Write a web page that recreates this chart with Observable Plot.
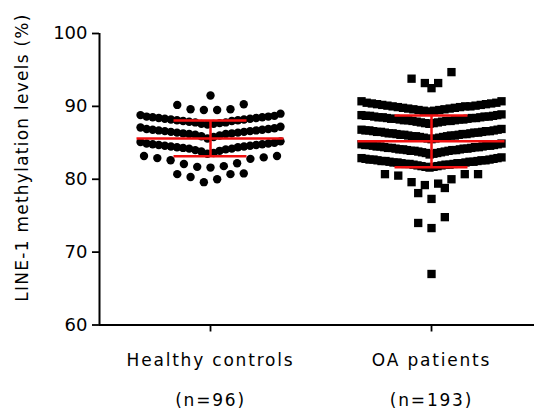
<!DOCTYPE html>
<html>
<head>
<meta charset="utf-8">
<script src="https://cdn.jsdelivr.net/npm/d3@7"></script>
<script src="https://cdn.jsdelivr.net/npm/@observablehq/plot@0.6"></script>
<style>
  html, body { margin: 0; padding: 0; background: #fff; }
  #chart { width: 534px; height: 410px; }
</style>
</head>
<body>
<div id="chart"></div>
<script>
// ---- data ----
const groups = ["Healthy controls", "OA patients"];
const groupN = ["(n=96)", "(n=193)"];
const yTicks = [60, 70, 80, 90, 100];
const yLabel = "LINE-1 methylation levels (%)";
const means = [85.6, 85.2];
const sds = [2.45, 3.55];

const healthy = [
  91.5,
  90.3, 89.6, 89.5, 89.6, 89.5, 90.2,
  87.5, 87.6, 87.7, 87.8, 87.8, 87.9, 88.0, 88.0, 88.1, 88.1, 88.2, 88.2,
  88.3, 88.3, 88.4, 88.4, 88.5, 88.5, 88.6, 88.6, 88.7, 88.8, 89.0, 87.6,
  85.6, 85.8, 85.9, 86.0, 86.1, 86.2, 86.2, 86.3, 86.3, 86.4, 86.4, 86.5,
  86.5, 86.6, 86.6, 86.7, 86.7, 86.8, 86.8, 86.9, 86.9, 87.0, 87.1, 87.2,
  83.5, 83.6, 83.8, 83.9, 84.0, 84.1, 84.2, 84.2, 84.3, 84.4, 84.4, 84.5,
  84.5, 84.6, 84.6, 84.7, 84.7, 84.8, 84.8, 84.9, 84.9, 85.0, 85.1, 85.2,
  83.2, 82.9, 82.6, 82.1, 81.7, 81.6, 81.8, 82.2, 82.8, 83.2, 83.0,
  80.8, 80.3, 79.6, 80.0, 80.7, 80.7
];

const oa = [
  94.7, 93.2, 92.5, 93.2, 93.8,
  90.7, 90.7,
  89.3, 89.4, 89.4, 89.5, 89.5, 89.6, 89.6, 89.7, 89.7, 89.8, 89.8, 89.9, 89.9,
  90.0, 90.0, 90.0, 90.1, 90.1, 90.2, 90.2, 90.3, 90.3, 90.4, 90.4, 90.5, 90.5,
  87.6, 87.7, 87.7, 87.8, 87.8, 87.9, 87.9, 88.0, 88.0, 88.0, 88.1, 88.1, 88.1,
  88.2, 88.2, 88.2, 88.3, 88.3, 88.3, 88.4, 88.4, 88.4, 88.5, 88.5, 88.5,
  88.6, 88.6, 88.6, 88.7, 88.7, 88.7, 88.8, 88.8, 88.9,
  85.5, 85.6, 85.6, 85.7, 85.7, 85.8, 85.8, 85.9, 85.9, 85.9, 86.0, 86.0, 86.0,
  86.1, 86.1, 86.1, 86.2, 86.2, 86.2, 86.3, 86.3, 86.3, 86.4, 86.4, 86.4,
  86.5, 86.5, 86.5, 86.6, 86.6, 86.6, 86.7, 86.7, 86.7, 86.8, 86.8, 86.9,
  83.5, 83.6, 83.6, 83.7, 83.7, 83.8, 83.8, 83.9, 83.9, 83.9, 84.0, 84.0, 84.0,
  84.1, 84.1, 84.1, 84.2, 84.2, 84.2, 84.3, 84.3, 84.3, 84.4, 84.4, 84.4,
  84.5, 84.5, 84.5, 84.6, 84.6, 84.6, 84.7, 84.7, 84.7, 84.8, 84.8, 84.9, 83.4,
  81.6, 81.7, 81.7, 81.8, 81.8, 81.9, 81.9, 82.0, 82.0, 82.0, 82.1, 82.1, 82.1,
  82.2, 82.2, 82.2, 82.3, 82.3, 82.3, 82.4, 82.4, 82.4, 82.5, 82.5, 82.5,
  82.6, 82.6, 82.6, 82.7, 82.7, 82.7, 82.8, 82.8, 82.9, 82.9, 83.0,
  80.7, 80.7, 80.0, 79.4, 79.2, 79.6, 80.5, 80.7,
  78.8, 77.3, 78.1,
  74.0, 73.3, 74.8,
  67.0
];

// ---- layout (GraphPad-like scatter: values binned into rows, spread sideways) ----
const xDomain = [-0.5023, 1.466];
const pxPerGroup = 221;
function swarm(values, gi, base, binW) {
  const out = [];
  const bins = d3.groups(values, v => Math.floor((v - base) / binW));
  for (const [, vs] of bins) {
    const s = vs.slice().sort(d3.ascending);
    const n = s.length;
    const step = n > 1 ? Math.min(13.3, 140 / (n - 1)) : 0;
    s.forEach((v, i) => {
      let slot;
      if (n % 2 === 1) slot = i === 0 ? 0 : (i % 2 === 1 ? -Math.ceil(i / 2) : Math.ceil(i / 2));
      else slot = (i % 2 === 0 ? -1 : 1) * (Math.floor(i / 2) + 0.5);
      out.push({group: gi, value: v, x: gi + slot * step / pxPerGroup});
    });
  }
  return out;
}
const hData = swarm(healthy, 0, 79.25, 2);
const oData = swarm(oa, 1, 79.05, 2);
const stats = means.map((m, i) => ({g: i, mean: m, sd: sds[i]}));
const meanHalf = 73.5 / pxPerGroup;
const capHalf = 36.5 / pxPerGroup;
const red = "#f01010";

const chart = Plot.plot({
  width: 534,
  height: 410,
  marginLeft: 99,
  marginRight: 0,
  marginTop: 33,
  marginBottom: 85.5,
  x: {domain: xDomain},
  y: {domain: [60, 100]},
  style: {fontFamily: "DejaVu Sans", background: "white", color: "black"},
  marks: [
    Plot.dot(hData, {x: "x", y: "value", r: 4.2, fill: "black", symbol: "circle"}),
    Plot.dot(oData, {x: "x", y: "value", r: 4.7, fill: "black", symbol: "square"}),
    Plot.ruleY(stats, {y: "mean", x1: d => d.g - meanHalf, x2: d => d.g + meanHalf, stroke: red, strokeWidth: 2.5}),
    Plot.ruleY(stats, {y: d => d.mean + d.sd, x1: d => d.g - capHalf, x2: d => d.g + capHalf, stroke: red, strokeWidth: 2.5}),
    Plot.ruleY(stats, {y: d => d.mean - d.sd, x1: d => d.g - capHalf, x2: d => d.g + capHalf, stroke: red, strokeWidth: 2.5}),
    Plot.ruleX(stats, {x: "g", y1: d => d.mean - d.sd, y2: d => d.mean + d.sd, stroke: red, strokeWidth: 2.5}),
    Plot.ruleY([60], {stroke: "black", strokeWidth: 2}),
    Plot.ruleX([xDomain[0]], {stroke: "black", strokeWidth: 2}),
    Plot.axisY({ticks: yTicks, tickSize: 7, tickPadding: 5, fontSize: 18, label: null, strokeWidth: 1.8}),
    Plot.axisX({ticks: [0, 1], tickFormat: i => groups[i], tickSize: 7, tickPadding: 21.5, fontSize: 17, label: null, strokeWidth: 1.8}),
    Plot.axisX({ticks: [0, 1], tickFormat: i => groupN[i], tickSize: 0, tickPadding: 69, fontSize: 17, label: null}),
    Plot.text([yLabel], {frameAnchor: "left", textAnchor: "middle", rotate: -90, dx: -77, dy: -21.75, fontSize: 17})
  ]
});

d3.select(chart).selectAll('g[aria-label="x-axis tick label"]').attr("letter-spacing", "1.8px");
d3.select(chart).selectAll('g[aria-label="text"]').attr("letter-spacing", "1.25px");
document.getElementById("chart").appendChild(chart);
</script>
</body>
</html>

What is being asked. Exactly as they appear, print the lines of the listing above from its first line through the line that contains "const sds = [2.45, 3.55];", minus the pictures.

Response.
Write a web page that recreates this chart with Observable Plot.
<!DOCTYPE html>
<html>
<head>
<meta charset="utf-8">
<script src="https://cdn.jsdelivr.net/npm/d3@7"></script>
<script src="https://cdn.jsdelivr.net/npm/@observablehq/plot@0.6"></script>
<style>
  html, body { margin: 0; padding: 0; background: #fff; }
  #chart { width: 534px; height: 410px; }
</style>
</head>
<body>
<div id="chart"></div>
<script>
// ---- data ----
const groups = ["Healthy controls", "OA patients"];
const groupN = ["(n=96)", "(n=193)"];
const yTicks = [60, 70, 80, 90, 100];
const yLabel = "LINE-1 methylation levels (%)";
const means = [85.6, 85.2];
const sds = [2.45, 3.55];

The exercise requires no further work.